Challenge
Check every line of the entries that follow, and copy the ones containing "this".

Data rows
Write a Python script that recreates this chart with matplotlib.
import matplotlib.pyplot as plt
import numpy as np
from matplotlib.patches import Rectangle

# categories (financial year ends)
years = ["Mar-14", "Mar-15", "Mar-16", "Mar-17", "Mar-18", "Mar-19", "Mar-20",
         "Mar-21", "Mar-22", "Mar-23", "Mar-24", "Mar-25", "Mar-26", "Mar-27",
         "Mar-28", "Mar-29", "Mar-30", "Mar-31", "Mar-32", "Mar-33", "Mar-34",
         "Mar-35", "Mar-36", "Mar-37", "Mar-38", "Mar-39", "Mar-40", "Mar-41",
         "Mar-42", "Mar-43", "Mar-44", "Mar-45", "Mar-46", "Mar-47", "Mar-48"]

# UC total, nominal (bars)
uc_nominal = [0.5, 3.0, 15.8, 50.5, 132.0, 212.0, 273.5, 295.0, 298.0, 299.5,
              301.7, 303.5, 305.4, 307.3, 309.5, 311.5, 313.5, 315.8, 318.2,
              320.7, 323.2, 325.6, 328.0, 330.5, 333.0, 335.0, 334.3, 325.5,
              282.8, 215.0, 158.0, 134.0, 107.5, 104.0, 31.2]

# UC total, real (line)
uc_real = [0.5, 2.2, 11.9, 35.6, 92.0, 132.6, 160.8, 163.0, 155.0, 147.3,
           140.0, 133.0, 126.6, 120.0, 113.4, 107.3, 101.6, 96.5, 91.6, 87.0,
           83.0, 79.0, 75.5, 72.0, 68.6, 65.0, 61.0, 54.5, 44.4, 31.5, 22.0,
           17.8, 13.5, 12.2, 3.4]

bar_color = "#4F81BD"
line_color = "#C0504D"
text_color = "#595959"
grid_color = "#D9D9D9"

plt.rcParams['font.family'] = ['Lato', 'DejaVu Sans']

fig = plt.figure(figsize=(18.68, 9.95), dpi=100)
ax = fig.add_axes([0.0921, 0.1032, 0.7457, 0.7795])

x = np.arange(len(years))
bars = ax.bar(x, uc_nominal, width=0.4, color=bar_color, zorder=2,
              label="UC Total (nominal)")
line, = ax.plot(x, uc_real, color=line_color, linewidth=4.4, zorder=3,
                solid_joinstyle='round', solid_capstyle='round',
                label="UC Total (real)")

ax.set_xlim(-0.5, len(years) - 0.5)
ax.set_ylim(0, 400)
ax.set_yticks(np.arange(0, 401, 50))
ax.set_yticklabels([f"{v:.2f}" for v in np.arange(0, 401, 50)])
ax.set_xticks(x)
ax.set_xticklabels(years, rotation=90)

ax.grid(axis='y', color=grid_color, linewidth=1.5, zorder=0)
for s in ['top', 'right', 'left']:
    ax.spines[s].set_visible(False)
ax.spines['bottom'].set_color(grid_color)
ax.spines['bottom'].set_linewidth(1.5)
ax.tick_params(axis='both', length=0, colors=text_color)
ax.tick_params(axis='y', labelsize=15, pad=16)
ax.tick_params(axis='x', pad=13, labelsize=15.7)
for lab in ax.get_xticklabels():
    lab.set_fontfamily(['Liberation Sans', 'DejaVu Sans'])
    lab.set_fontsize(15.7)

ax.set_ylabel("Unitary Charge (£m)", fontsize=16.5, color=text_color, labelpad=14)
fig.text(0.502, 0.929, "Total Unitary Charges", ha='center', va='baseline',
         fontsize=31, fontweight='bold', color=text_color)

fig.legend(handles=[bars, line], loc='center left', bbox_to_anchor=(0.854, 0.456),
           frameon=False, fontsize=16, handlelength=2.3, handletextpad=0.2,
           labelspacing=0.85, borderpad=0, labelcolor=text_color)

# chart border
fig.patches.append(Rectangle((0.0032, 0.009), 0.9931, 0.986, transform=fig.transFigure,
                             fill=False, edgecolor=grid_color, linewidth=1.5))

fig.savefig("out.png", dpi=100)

* * *

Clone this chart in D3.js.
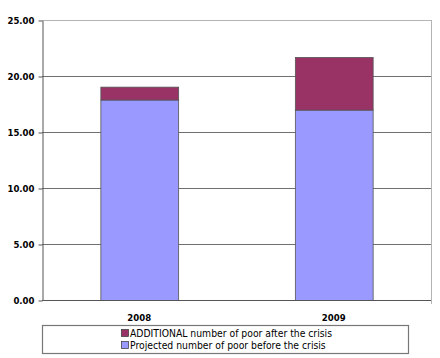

Problem solution
Write a Python script that recreates this chart with matplotlib.
Clone this chart in D3.js.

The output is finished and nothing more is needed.